No início, eu expliquei como a afirmação de que a Bíblia é a revelação completa e suficiente não significa que ela resolva todas as questões ou trate sobre tudo, não foi? Pois bem, se você descobrir a melhor maneira possível de fazer café, de assoviar alto, de tratar do Alzheimer ou qualquer outra coisa, e disser que “a melhor forma possível de fazer” tal coisa é “x”, isso não será idolatria, tanto quanto não é idolatria entender que o capitalismo seja o melhor meio de combater a pobreza no mundo.
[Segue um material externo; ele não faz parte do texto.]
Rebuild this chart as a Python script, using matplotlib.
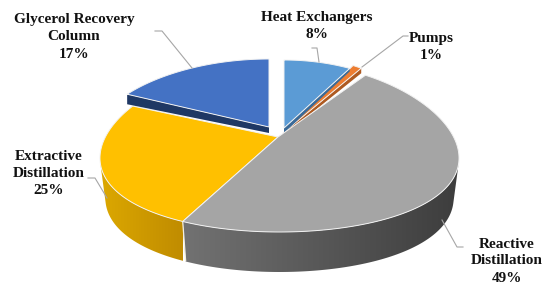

Você tem todo o direito de discordar de que o capitalismo (da forma que eu defini) seja eficiente e pode até tentar pensar em maneiras melhores do que a que eu expliquei: pessoas voluntariamente, usando seus próprios recursos, suprindo as demandas uns dos outros em troca de também terem suas demandas supridas. Você pode considerar, se achar mais bonito (e se achar mesmo que a estética resolve esse tipo de coisa), que repartir os bens é mais eficiente do que produzir muito mais. O que você não pode fazer é chamar de idólatra quem pensa que as trocas voluntárias sejam um incentivo muito melhor para esse fim. Pois essa afirmação se refere especificamente à questão material e não a uma questão espiritual, tampou trata dos anseios da alma ou dos motivos que levam o homem a ter tais anseios.
Quando você ouvir um cristão anarcocapitalista, como eu, falar sobre economia, faça o mínimo que se espera e não misture os assuntos; pressuponha que a fé deles é em Jesus mesmo e que eles não estão falando que se a economia melhorar isso resolverá todos os problemas da humanidade. Porque realmente nenhum anarcocapitalista pensa nada parecido com isso, quanto menos os cristãos.